Janvier 2015 : après le massacre de Charlie, la ministre de l’Éducation nationale révèle les grandes lignes d’un plan pour l’enseignement des valeurs de la République, où laïcité et rites républicains –hymne national, drapeau, devise- occuperont une place centrale. Au même moment, le ministère de l’Éducation consulte les enseignants sur… l’enseignement moral et civique à l’école !

« Enseigner » à l’école : Liberté, Égalité, Fraternité ? Or, depuis qu’elle existe, l’école française est en réalité un instrument de domestication des individus, et son fonctionnement génère constamment une violence symbolique massive, diffuse et rarement conscientisée. N’oublions pas qu’en son temps, le projet scolaire de Jules Ferry était avant tout de mettre fin aux révolutions populaires qui ont émaillé le XIXe siècle, en généralisant l’école et en la rendant obligatoire dans le but de contrôler les savoirs accessibles au peuple, et donc ses possibles comportements. Instrument de domination, elle contribue à reproduire les hiérarchies sociales, à sélectionner silencieusement les élites, à former (formater) tous les individus et les préparer à leur vie sociale, en leur inculquant les valeurs qui devront être celles des futurs travailleurs, électeurs, consommateurs, éventuels combattants.

Qui peut croire en l’école d’une société dont les inégalités sociales sont encore le fondement et la caractéristique majeure : d’un côté une minorité de décideurs, de l’autre une majorité d’obéissants ? Une école dont la mission consiste à reproduire ces mêmes inégalités en conduisant à l’échec scolaire la majorité d’une classe d’âge ? Une école qui se contente d’alphabétiser la majorité de ses citoyens, réservant la maîtrise experte des outils conceptuels d’information et de décision à une minorité ? Que dire de l’école d’une république impuissante à mettre en œuvre une politique scolaire qui garantisse à chacun développement et émancipation (de l’emprise des idéologies, notamment) ? D’un système fondé sur la seule réussite individuelle alors que les mouvements pédagogiques ont largement démontré que l’idée de promotion collective n’était en rien une utopie ?

C’est pourtant la devise Liberté, Égalité, Fraternité qui sous-tend ce modèle de « l’école pour le peuple », école faite pour éduquer celui-ci aux valeurs « nécessaires », école qui s’impose à tous d’une manière implacable par le fonctionnement machiavélique et de nature systémique de nos institutions.
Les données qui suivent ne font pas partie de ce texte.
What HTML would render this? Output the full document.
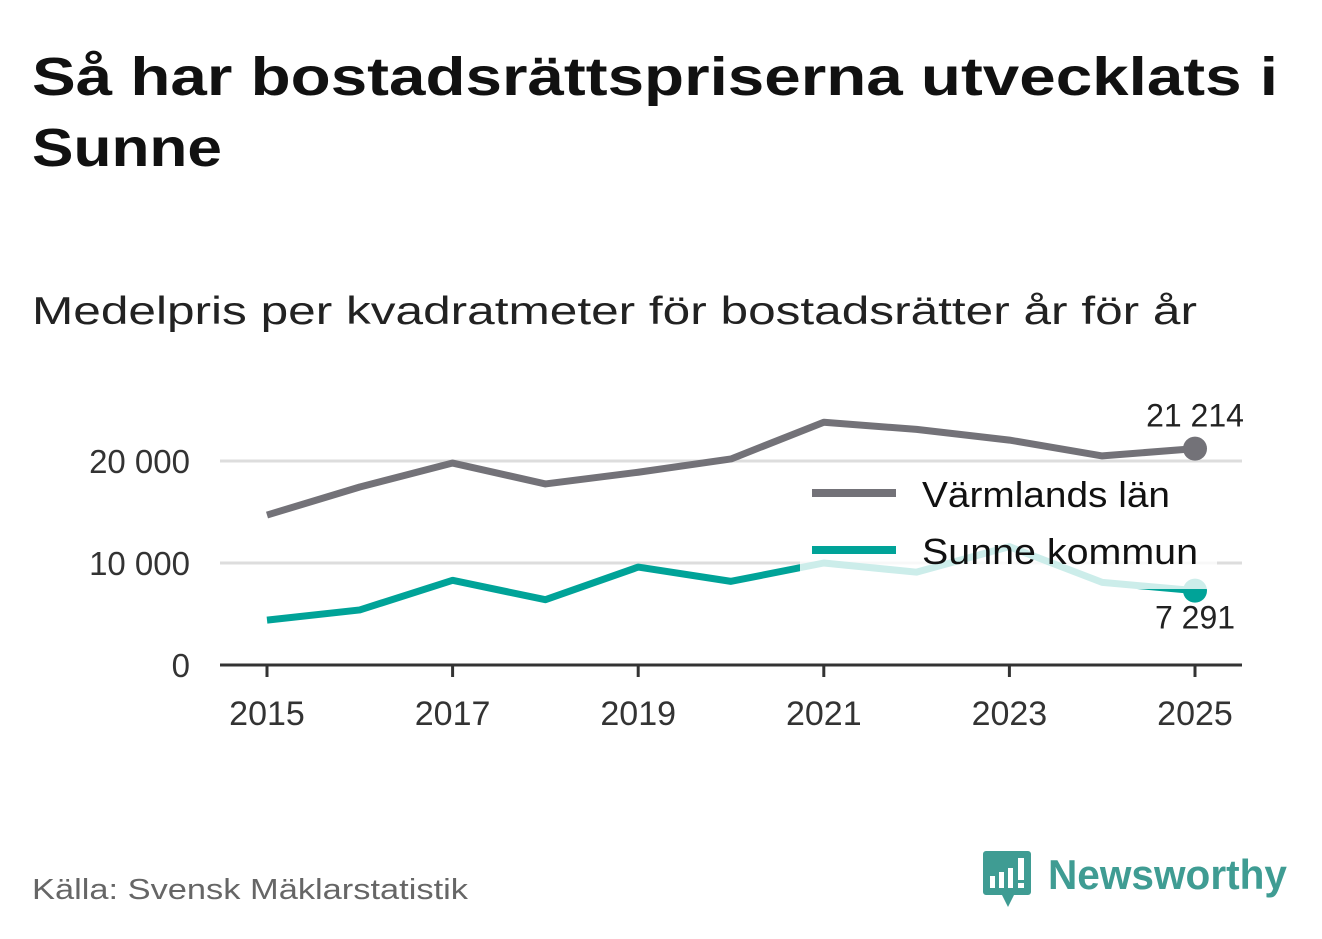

Peu nombreux, en revanche, les militants pédagogiques promoteurs d’« une école du peuple », instrument d’émancipation de tous, d’une élévation collective, offrant à chacun
un statut de responsable et des outils de compréhension et de transformation réelles de sa situation. Notamment grâce à la maîtrise des outils intellectuels que sont la lecture et l’écriture expertes, sans lesquels on ne saurait concevoir de vie démocratique réelle.